Many individuals do not know how to account for, much less manage, their digital identities once they are stampeding in the wild, according to a new study.
Approximately 71% of respondents to a survey of identity and access management company Okta’s first Customer Identity Trends Report said they are aware that their online activities leave a data trail. Sixty-two percent of that group — 44% of respondents overall — reported that they have tried to manage their digital footprint.
For the research, the company polled 21,512 consumers across North America, Europe, Asia and Australia in August 2022 and February 2023.
The study said that given the strong competition for customer attention, “findings suggest that brands that want to build long-term customer loyalty should be transparent about what data is needed and how it’s used to power a private, secure, and convenient experience, and should provide customers with tools to manage their preferences.”
- Difficulty accessing accounts is widespread
- Americans want more ease, data control in digital transactions
- Wrangling passwords and logins leads to abandoned shopping carts and brand engagement
Difficulty accessing accounts is widespread
Americans are frequently having trouble accessing their accounts, with over a third of Okta survey respondents saying that at least once a month they could not access an account because they forgot their username or password. On average, 28% of all survey respondents said they deal with forgetfulness by resetting their password or username.
Americans want more ease, data control in digital transactions
In the study, 65% of Americans polled said they would be more likely to spend money when services offered a simple, secure and frictionless log-in process. However, 73% said they would compromise a frictionless user experience with a brand in order to have more control over data.
“Customers want frictionless, personalized, and instantaneous experiences when logging in to apps and making purchases; at the same time, they want to control what data they share, and they want appropriate security controls in place to protect it,” said Shiven Ramji, chief product officer for customer identity at Okta. “But, finding the right balance between these two can be a challenge: Some amount of friction is necessary both to establish trust and to provide necessary security controls that protect a user’s sensitive information and combat fraud.”

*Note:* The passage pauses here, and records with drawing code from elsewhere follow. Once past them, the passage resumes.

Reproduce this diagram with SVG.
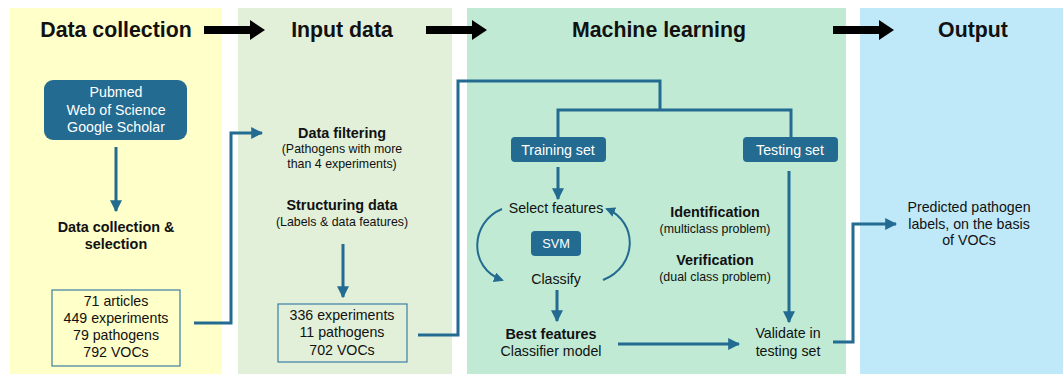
<svg xmlns="http://www.w3.org/2000/svg" width="1063" height="374" viewBox="0 0 1063 374">
<defs>
<style>
text{font-family:"Liberation Sans",Arial,sans-serif;fill:#111;text-anchor:middle}
.title{font-size:21.3px;font-weight:bold}
.b{font-size:14.4px;font-weight:bold}
.n{font-size:14.2px}
.s{font-size:12.4px}
.w{fill:#fff}
.node{fill:#236B90}
.box{fill:none;stroke:#3C7EA3;stroke-width:1.2}
.con{fill:none;stroke:#236B90;stroke-width:3}
.big{fill:#000}
</style>
<marker id="ah" viewBox="0 0 10 10" refX="9" refY="5" markerWidth="4" markerHeight="4" orient="auto" markerUnits="strokeWidth">
<path d="M0,0 L10,5 L0,10 Z" fill="#236B90"/>
</marker>
<marker id="ahs" viewBox="0 0 10 10" refX="8" refY="5" markerWidth="5" markerHeight="5" orient="auto" markerUnits="strokeWidth">
<path d="M0,0 L10,5 L0,10 Z" fill="#236B90"/>
</marker>
</defs>
<rect width="1063" height="374" fill="#fff"/>
<g id="panels">
<rect x="10" y="8" width="212" height="366" fill="#FFFFC9"/>
<rect x="238" y="8" width="214" height="366" fill="#E2F0D9"/>
<rect x="467" y="8" width="379" height="366" fill="#C0EAD4"/>
<rect x="860" y="8" width="203" height="366" fill="#BFE9F9"/>
</g>
<g id="titles">
<text class="title" x="116" y="37">Data collection</text>
<text class="title" x="342" y="37">Input data</text>
<text class="title" x="659" y="37">Machine learning</text>
<text class="title" x="973" y="37">Output</text>
</g>
<g id="stage-arrows">
<path class="big" d="M204,26 H250 V20 L265,30 L250,40 V34 H204 Z"/>
<path class="big" d="M426,26 H472 V20 L487,30 L472,40 V34 H426 Z"/>
<path class="big" d="M833,26 H879 V20 L894,30 L879,40 V34 H833 Z"/>
</g>
<g id="connectors">
<path class="con" d="M116,147 V211" marker-end="url(#ah)"/>
<path class="con" d="M194,323 H231 V133 H262" marker-end="url(#ah)"/>
<path class="con" d="M343,244 V297" marker-end="url(#ah)"/>
<path class="con" d="M418,335 H458 V81 H660 V110"/>
<path class="con" d="M558,137 V110 H791 V137"/>
<path class="con" d="M558,167 V199" marker-end="url(#ah)"/>
<path class="con" d="M557,290 V321" marker-end="url(#ah)"/>
<path class="con" d="M618,344 H739" marker-end="url(#ah)"/>
<path class="con" d="M789,171 V322" marker-end="url(#ah)"/>
<path class="con" d="M833,342 H853 V224 H896" marker-end="url(#ah)"/>
<path fill="none" stroke="#236B90" stroke-width="2" d="M502,209 C470,222 468,268 502,280" marker-end="url(#ahs)"/>
<path fill="none" stroke="#236B90" stroke-width="2" d="M603,280 C638,266 638,222 607,209" marker-end="url(#ahs)"/>
</g>
<g id="sources">
<rect class="node" x="44" y="80" width="143" height="60" rx="9"/>
<text class="n w" x="116" y="97">Pubmed</text>
<text class="n w" x="116" y="115">Web of Science</text>
<text class="n w" x="116" y="132">Google Scholar</text>
</g>
<g id="collection">
<text class="b" x="116" y="232">Data collection &amp;</text>
<text class="b" x="116" y="249">selection</text>
</g>
<g id="counts1">
<rect class="box" x="52" y="290" width="128" height="76"/>
<text class="n" x="116" y="306">71 articles</text>
<text class="n" x="116" y="323">449 experiments</text>
<text class="n" x="116" y="340">79 pathogens</text>
<text class="n" x="116" y="357">792 VOCs</text>
</g>
<g id="filtering">
<text class="b" x="342" y="138">Data filtering</text>
<text class="s" x="342" y="153">(Pathogens with more</text>
<text class="s" x="342" y="168">than 4 experiments)</text>
</g>
<g id="structuring">
<text class="b" x="342" y="210">Structuring data</text>
<text class="s" x="342" y="226">(Labels &amp; data features)</text>
</g>
<g id="counts2">
<rect class="box" x="278" y="304" width="129" height="58"/>
<text class="n" x="342" y="320">336 experiments</text>
<text class="n" x="342" y="337">11 pathogens</text>
<text class="n" x="342" y="355">702 VOCs</text>
</g>
<g id="training">
<rect class="node" x="511" y="137" width="95" height="25" rx="4"/>
<text class="n w" x="558" y="155">Training set</text>
</g>
<g id="testing">
<rect class="node" x="743" y="137" width="95" height="25" rx="4"/>
<text class="n w" x="790" y="155">Testing set</text>
</g>
<g id="select">
<text class="n" x="556" y="213">Select features</text>
</g>
<g id="svm">
<rect class="node" x="531" y="231" width="50" height="25" rx="4"/>
<text class="w" style="font-size:12.8px" x="556" y="248">SVM</text>
</g>
<g id="classify">
<text class="n" x="556" y="284">Classify</text>
</g>
<g id="best">
<text class="b" x="551" y="339">Best features</text>
<text class="n" x="551" y="356">Classifier model</text>
</g>
<g id="tasks">
<text class="b" x="715" y="217">Identification</text>
<text class="s" x="715" y="233">(multiclass problem)</text>
<text class="b" x="715" y="265">Verification</text>
<text class="s" x="715" y="281">(dual class problem)</text>
</g>
<g id="validate">
<text class="n" x="788" y="338">Validate in</text>
<text class="n" x="788" y="356">testing set</text>
</g>
<g id="output">
<text class="n" x="969" y="212">Predicted pathogen</text>
<text class="n" x="969" y="229">labels, on the basis</text>
<text class="n" x="969" y="245">of VOCs</text>
</g>
</svg>
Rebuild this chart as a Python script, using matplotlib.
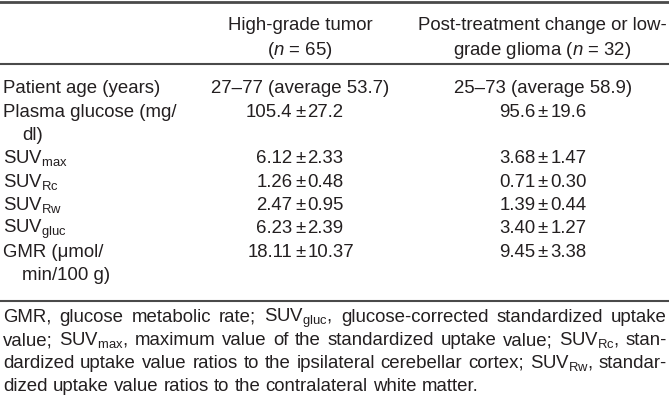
import matplotlib
matplotlib.use("Agg")
import matplotlib.pyplot as plt

plt.rcParams["font.family"] = ["Liberation Sans", "DejaVu Sans"]
plt.rcParams["mathtext.fontset"] = "custom"
plt.rcParams["mathtext.rm"] = "Liberation Sans"
plt.rcParams["mathtext.it"] = "Liberation Sans:italic"

# table content
col_headers = [
    ["High-grade tumor", "($\\mathit{n}$ = 65)"],
    ["Post-treatment change or low-", "grade glioma ($\\mathit{n}$ = 32)"],
]
row_labels = [
    ["Patient age (years)"],
    ["Plasma glucose (mg/", "dl)"],
    ["SUV$_\\mathregular{max}$"],
    ["SUV$_\\mathregular{Rc}$"],
    ["SUV$_\\mathregular{Rw}$"],
    ["SUV$_\\mathregular{gluc}$"],
    ["GMR (\u03bcmol/", "min/100 g)"],
]
age_high = "27\u201377 (average 53.7)"
age_low = "25\u201373 (average 58.9)"
high_mean = ["105.4", "6.12", "1.26", "2.47", "6.23", "18.11"]
high_sd = ["27.2", "2.33", "0.48", "0.95", "2.39", "10.37"]
low_mean = ["95.6", "3.68", "0.71", "1.39", "3.40", "9.45"]
low_sd = ["19.6", "1.47", "0.30", "0.44", "1.27", "3.38"]

footnote = [
    "GMR, glucose metabolic rate; SUV$_\\mathregular{gluc}$, glucose-corrected standardized uptake",
    "value; SUV$_\\mathregular{max}$, maximum value of the standardized uptake value; SUV$_\\mathregular{Rc}$, stan-",
    "dardized uptake value ratios to the ipsilateral cerebellar cortex; SUV$_\\mathregular{Rw}$, standar-",
    "dized uptake value ratios to the contralateral white matter.",
]

W, H = 669, 403
fig = plt.figure(figsize=(W / 100, H / 100), dpi=100)
ax = fig.add_axes([0, 0, 1, 1])
ax.set_xlim(0, W)
ax.set_ylim(H, 0)
ax.axis("off")

txt = "#231f20"
rule = "#4a4a4a"
fs = 13.4

# rules
ax.plot([0, W], [1.5, 1.5], color=rule, lw=2.0)
ax.plot([0, W], [63.5, 63.5], color=rule, lw=1.5)
ax.plot([0, W], [301, 301], color=rule, lw=1.5)

# headers
col_x = [300, 542]
for cx, lines in zip(col_x, col_headers):
    for yb, s in zip([30.5, 55], lines):
        ax.text(cx, yb, s, ha="center", va="baseline", fontsize=fs, color=txt)

# row labels
row_base = [93, 117, 163, 187, 210, 233, 257]
for yb, lines in zip(row_base, row_labels):
    ax.text(3, yb, lines[0], ha="left", va="baseline", fontsize=fs, color=txt)
    if len(lines) > 1:
        ax.text(22, yb + 23.4, lines[1], ha="left", va="baseline", fontsize=fs, color=txt)

# age row
ax.text(col_x[0], 93, age_high, ha="center", va="baseline", fontsize=fs, color=txt)
ax.text(col_x[1] + 1, 93, age_low, ha="center", va="baseline", fontsize=fs, color=txt)

# mean +/- sd rows, aligned on the plus-minus sign
pm_x = [300, 543]
for i, yb in enumerate(row_base[1:]):
    for px, m, s in [(pm_x[0], high_mean[i], high_sd[i]), (pm_x[1], low_mean[i], low_sd[i])]:
        ax.text(px - 7.5, yb, m, ha="right", va="baseline", fontsize=fs, color=txt)
        ax.text(px, yb, "\u00b1", ha="center", va="baseline", fontsize=fs, color=txt)
        ax.text(px + 7.5, yb, s, ha="left", va="baseline", fontsize=fs, color=txt)

# footnote, justified except last line
fig.canvas.draw()
renderer = fig.canvas.get_renderer()
left, right = 3, 667
foot_base = [322, 345, 368, 391]
for k, (line, yb) in enumerate(zip(footnote, foot_base)):
    words = line.split(" ")
    items = [ax.text(0, yb, w, ha="left", va="baseline", fontsize=fs, color=txt) for w in words]
    widths = [t.get_window_extent(renderer).width for t in items]
    if k < len(footnote) - 1:
        gap = (right - left - sum(widths)) / (len(words) - 1)
    else:
        gap = fs * 100 / 72 * 0.278
    x = left
    for t, w in zip(items, widths):
        t.set_x(x)
        x += w + gap

fig.savefig("out.png", dpi=100, facecolor="white")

According to Okta’s study:
- Seventy-three percent of Americans said they have 10 or more active account-based apps and websites (online shops, banks, insurance fitness and restaurants, for example).
- Thirty-nine percent have 10–20 apps; 24% have 20–50 apps; and 10% have 50–100 accounts.
- Of the 57% of Americans who said they still have access to all of the accounts, products and services they have registered with, 39% said they manually track their login information, and 18% use a password manager.
The majority (86%) of Americans believe that it is important that they have control over their data when interacting with a brand online and 65% said they are more likely to spend money if they know the log-in process is simple, secure and frictionless.
Wrangling passwords and logins leads to abandoned shopping carts and brand engagement
According to research by Okta’s Customer Identity Cloud (formerly Auth0) 83% of consumers have abandoned their cart or sign-up attempt because the log-in process was too complicated. Often, the culprit is a long-forgotten password.
The research also spotlighted the top pain points around registering and logging in to accounts:
- Filling up long log-in or sign-up forms (39%)
- Entering private or sensitive information, such as a passport number (38%)
- Creating a password that must meet certain requirements (37%)
More than half of Americans (53%) said that logging in to social media accounts with traditional username and password is the most convenient and secure way to interact with a brand online, followed by multi-factor authentication (42%) and passwordless login (38%).
The top three measures Americans take to protect their own data are:
- Using strong passwords (67%)
- Restricting the data they have to share as much as possible (49%)
- Deleting cookies on a regular basis (43%)
Only 30% of those surveyed use a password manager to protect their own data.
For all industry verticals, the percentage of Americans wanting data control is above 80%. The majority (86%) of Americans said that it is important that they have control over their data when interacting with a brand online. Americans favored control more than the global average across every industry. The percentages, by vertical, of Americans who said they want control over their data are:
- Retail and hospitality: 88% of Americans said it is important to have control over their data.
- Financial services and insurance: 91%
- Public sector: 86%
- Health care: 89%
- Transportation and travel: 82%
- Media and entertainment: 82%
Ramji said individuals’ data sprawl has implications for enterprises.
“The more accounts a user has, the greater their exposure to data breaches — especially when many of those accounts are forgotten or otherwise not maintained (a consequence of account churn),” he said. “A breach to any one of these services may equip a threat actor with a huge volume of user credentials and associated personal data.”
Ramji said that given the strong competition for customer attention, brands that want to build long-term relationships with customers must be transparent about what data is needed and how it’s used to power a private, secure, and convenient experience.
“That is the basic requirement from consumers and something that shouldn’t be compromised,” said Ramji.